Çay içmek biz Türklere özgü vazgeçilmez bir gelenek. Özellikle de siyah çay.
Sabah kahvaltı onsuz olmaz. Akşam yemekten sonra ocağa çay koymadan oturulmaz.
Her koşulda, her durumda, her sebeple çay içilebilir. Bunu en iyi biz Türkler bilir.

Çalışırız, yoruluruz, hadi bir çay içelim.
Sevgiliyle buluşuruz, hadi bir çay içelim.
Keyfe gelip bir cigara yakar, hadi bir çay içelim.
3 kişi bir araya gelir, spor muhabbeti başlar, hadi bir çay içelim.
Kavga eder, küser ardından barışma için bir yerde konuşup hadi bir çay içelim. 
Ticaret biter, müşteriyi memnun etmek için hadi bir çay içelim.
Halı saha maçı biter, kan ter içinde su içmeden kritik yaparken, hadi bir çay içelim
Vücut hararet yapar, harareti alsın diye hadi bir çay içelim.

Çay muhabbete, sevgiye, dinlemeye, konuşmaya, düşünmeye, tartışmaya ve en önemlisi dostlukları pekiştirmeye gelir. Sen çağır o gelir.

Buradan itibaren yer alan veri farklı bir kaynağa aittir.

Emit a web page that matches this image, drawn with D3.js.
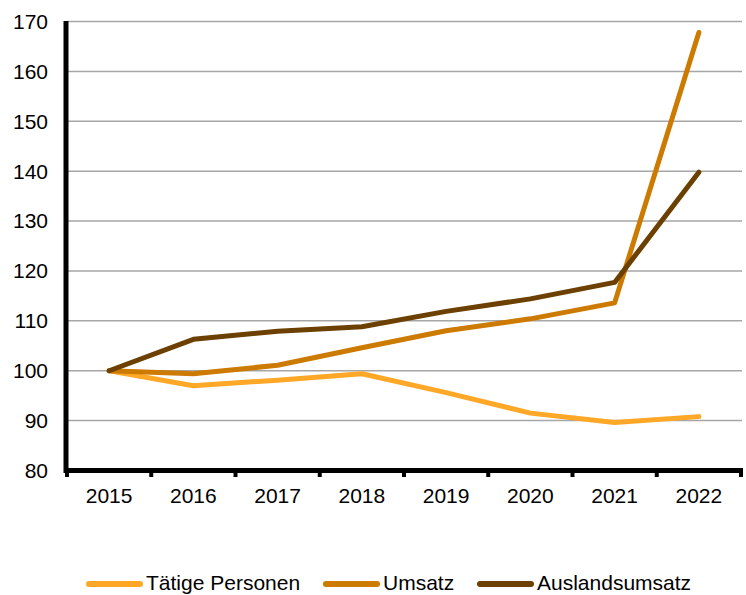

“Akşam hadi bize çaya gel,” “Çayı koydum, fazla gecikme,” “Benimki demli olsun,” “Tavşan kanı varsa öyle gelirim,” “Açık ve şekersiz olsun,” “Çayı söyle geliyorum” gibi çay üzerine yazılacak çok sayıda klişeleşmiş muhabbetlerimiz var bizim.
Çay varsa iletişim vardır. İletişimi koparmamak için hadi bir çay içelim.